Apple gradually added more days to the return-to-work mandate throughout 2022. By August, it had upped its requirement to three days per week: Tuesday, Thursday, and a third day each team leader chooses. Employees didn’t like that, either.

Over 1,200 Apple workers signed a petition last summer—dubbed “Apple Together”—pushing back against the in-person mandate and arguing that they have done “exceptional work” from home throughout the pandemic.

“We believe that Apple should encourage, not prohibit, flexible work to build a more diverse and successful company where we can feel comfortable to ‘think different’ together,” members of Apple Together wrote.

And in fact, Apple workers can point to some spectacular financial results in the remote era. Apple surpassed $2 trillion in market capitalization in August 2020, as millions of consumers ran for their products. In January 2022, right in the midst of a pushed back return to office mandate, it briefly reached a truly massive market capitalization of $3 trillion—this represented a tripling of its valuation in fewer than four years, becoming the first U.S. company to hit the milestone. 

Cook remained undeterred. In an interview with CBS in November, Cook defended his company’s hybrid work push. 

“We make product and you have to hold product,” he said. “You have to collaborate with one another because we believe that one plus one equals three. So that takes the serendipity of running into people and bouncing ideas off and caring enough to advance your idea through someone else because you know that’ll make it a bigger idea.”

That doesn’t mean five days of in-person work, he added. “If you were here on a Friday, it would be a ghost town.” He’s not wrong; as of last summer, just 30% of American workers were going to offices nationwide, per data from property manager Kastle Systems. 

The issue with tracking

To be sure, Cook and like-minded leaders may have a point on the benefits of office work. Research from software company Citrix found that hybrid knowledge workers were more likely than remote or fully in-office workers to connect with their coworkers in a manner that led to increased productivity, satisfaction, and connection with their bosses. Cook’s peer Marc Benioff, the CEO of Salesforce, famously slammed return-to-office orders in June 2022 before concluding just months later than in-office workers were simply higher-performing.

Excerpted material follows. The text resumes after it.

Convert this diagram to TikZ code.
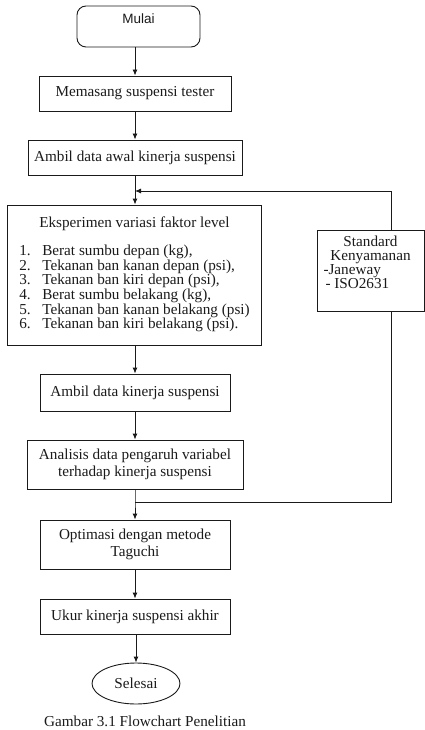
\documentclass[tikz,border=0pt]{standalone}
\usepackage{fontspec}
\setmainfont{Liberation Serif}
\newfontfamily\sansf{Liberation Sans}
\usetikzlibrary{arrows.meta,shapes.geometric}
\definecolor{ink}{HTML}{1A1A1A}
\begin{document}
\begin{tikzpicture}[x=1pt,y=-1pt,
  every node/.style={font=\fontsize{15.2}{17}\selectfont, text=ink},
  box/.style 2 args={draw=ink, line width=0.9pt, rectangle, minimum width=#1, minimum height=#2, inner sep=0pt, align=center},
  ln/.style={draw=ink, line width=0.9pt},
  arr/.style={ln, -{Latex[length=6pt,width=5pt]}}]
\useasboundingbox (0,0) rectangle (425,730);

\node[box={123}{41}, rounded corners=9pt, font=\sansf\fontsize{13.5}{13}\selectfont] (mulai) at (138.5,26.5) {Mulai\\[2pt]\mbox{}};
\node[box={192}{35}] (memasang) at (135,93.5) {Memasang suspensi tester};
\node[box={214}{35}] (awal) at (135,157.5) {Ambil data awal kinerja suspensi};
\node[box={254}{140}] (eksp) at (134.5,275) {Eksperimen variasi faktor level\\[11pt]
{\fontsize{15.2}{13.8}\selectfont\begin{tabular}[t]{@{}l@{}}
\makebox[23pt][l]{1.}Berat sumbu depan (kg),\\
\makebox[23pt][l]{2.}Tekanan ban kanan depan (psi),\\
\makebox[23pt][l]{3.}Tekanan ban kiri depan (psi),\\
\makebox[23pt][l]{4.}Berat sumbu belakang (kg),\\
\makebox[23pt][l]{5.}Tekanan ban kanan belakang (psi)\\
\makebox[23pt][l]{6.}Tekanan ban kiri belakang (psi).
\end{tabular}}};
\node[box={107}{81}, align=left, font=\fontsize{15.2}{13.8}\selectfont] (std) at (370.5,270.5) {\makebox[94pt]{Standard}\\\makebox[94pt]{Kenyamanan}\\-Janeway\\\hspace*{2pt}-\ ISO2631\\[3pt]\mbox{}};
\node[box={190}{37}] (kinerja) at (135,392.5) {Ambil data kinerja suspensi};
\node[box={216}{49}] (analisis) at (135,464.5) {Analisis data pengaruh variabel\\terhadap kinerja suspensi};
\node[box={190}{49}] (optim) at (135,544.5) {Optimasi dengan metode\\Taguchi};
\node[box={190}{35}] (ukur) at (135,616.5) {Ukur kinerja suspensi akhir};
\node[draw=ink, line width=0.9pt, ellipse, minimum width=88, minimum height=41, inner sep=0pt] (selesai) at (136,683.5) {Selesai};
\node (caption) at (145,721) {Gambar 3.1 Flowchart Penelitian};

\coordinate (fr) at (391,191);
\coordinate (fl) at (135,191);
\coordinate (jr) at (391,502);
\coordinate (j) at (135,502);

\draw[arr] (mulai.south -| memasang.north) -- (memasang.north);
\draw[arr] (memasang.south) -- (awal.north);
\draw[arr] (awal.south) -- (awal.south |- eksp.north);
\draw[arr] (eksp.south -| kinerja.north) -- (kinerja.north);
\draw[arr] (kinerja.south) -- (analisis.north);
\draw[arr] (analisis.south) -- (j) -- (optim.north);
\draw[arr] (optim.south) -- (ukur.north);
\draw[arr] (ukur.south) -- (ukur.south -| selesai.north) -- (selesai.north);
\draw[arr] (fr |- std.north) -- (fr) -- (fl);
\draw[ln] (fr |- std.south) -- (jr) -- (j);
\end{tikzpicture}
\end{document}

But three years into the pandemic, the vast majority of workers still really seem to hate the idea of commuting back to the office on their bosses’ orders. Per Slack’s Future Forum research, 95% of workers want full freedom to choose when and where they work. 

Stanford economics professor Nick Bloom, a leading expert in the emergent field of remote work research, told Fortune in October that companies who plow ahead could be showing a real lack of foresight. “Women, people with disabilities, and people of color all have a preference for remote work—not only are [companies] upsetting employees, they’ll face issues of diversity if they continue on this,” Bloom told Fortune last year. “That’s just another cost I don’t think they’re aware of.”

Bloom argued that companies who monitor their workforce haven’t really considered their actual end-goal. If a worker only comes in two days a week instead of the required three, which HR discovers by tracking swipes and informs the worker’s manager, what happens next? “Where does the manager go from there?” 

They have two choices, Bloom said: They can ignore it, which would make it clear to employees that the rule has no teeth. That ultimately makes management look weak. Or: They could start to penalize people and say, “I know you perform well and hit your targets, but your attendance isn’t good, so we’re slashing your pay.” 

“Obviously, that just pushes high performers out the door to your competitors,” Bloom said. “Neither of those choices are appealing, so either way you execute, I don’t see how it’s a good policy.” 

It’s an especially silly metric to impose at a company like Apple, which only hires the best of the best in the first place, he said. “Everyone there is super ambitious; they’re stars of their class, not slackers,” Bloom added. “They’d generally do anything to improve their career. In-office mandates being unpopular should show that it’s not important.”

“In 2023,” Bloom said, “We’ll be laughing at anyone who does anything else but hybrid.”